2. Secondly, the object and purpose of the Nu-Atlee Agreement are decolonizing all the peoples living in Burma (Myanmar) and make them citizens of the newly independent State. When the minorities, who had gained their citizenship by using their right to self-determination by the Nu–Atlee Agreement, lost their citizenship and become stateless because of the implementation of the modification of the Nu- Atlee Agreement by the Article 3 of the Burma Citizenship Law 1982, this is against the “object and purposes” of the Nu-Atlee Agreement and its ordinary meaning which can never be sacrificed. Even the approval of the United Kingdom for this kind of a modification which may cause the statelessness of the decolonized peoples could not be accepted as legal and valid by not only the United Nations but the international community as a whole. And even, the United Nations Security Council does not have any authority of any kind for the modification that can cause statelessness of the peoples who gained their citizenship by the implementation of the Article 73 of the United Nations` Charter.

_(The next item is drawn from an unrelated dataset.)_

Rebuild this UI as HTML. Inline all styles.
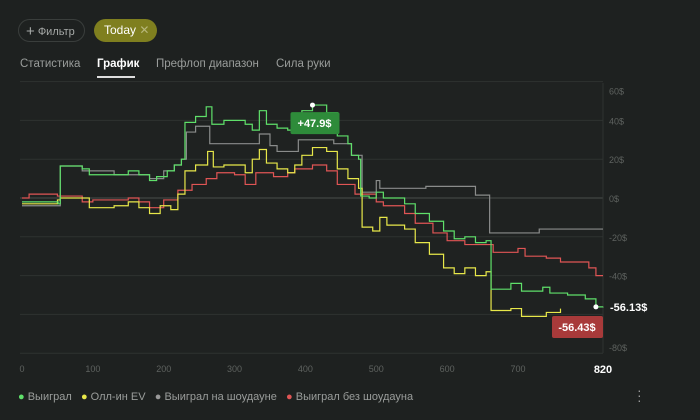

The United Kingdom is primarily responsible for the internationally wrongful act of Myanmar on the modification/termination of the citizenship article of the Nu-Atlee Agreement as the party to the agreement and should act with his responsibility as codified in Article 14 of the agreement. In Article 14, it is written that:
“Should any difference arise relative to the application or the interpretation of the present Treaty, and should the contracting parties fail to settle such difference by direct negotiations, the difference shall be deferred to the International Court of Justice unless the parties agree to another mode of settlement.”

The United Kingdom should begin to negotiate on the full implementation of Article 3 of the Nu-Atlee Agreement. The United Kingdom if cannot solve the dispute of the full implementation of Article 3 of the Nu-Atlee Agreement than shall defer the validity of Article 3 of the Agreement to the International Court of Justice for a binding decision. The United Kingdom shall take the necessary steps on the non-recognition of the statelessness resulting from the Myanmar Citizenship Law 1982 and shall ask the international community on the obligation of the non-recognition of the “de facto” statelessness of the Myanmar minorities as the consequence of the implementation of the Article 3 of the Myanmar Citizenship Law 1982. This is an obligation for the United Kingdom under the principle of pacta sunt servanda and good faith under nternational law for the Nu-Atlee Agreement. The United Nations has the same responsibility as the United Kingdom for the Nu-Atlee Agreement.

Pacta sunt servanda is a Latin phrase means “agreements must be kept”, which is the very basic principle of the current International Law system, starts approximately with the emerge of agreements in the past of humankind. Pacta is the plural of pactum which means agreements and sunt servanda means must be kept in Latin.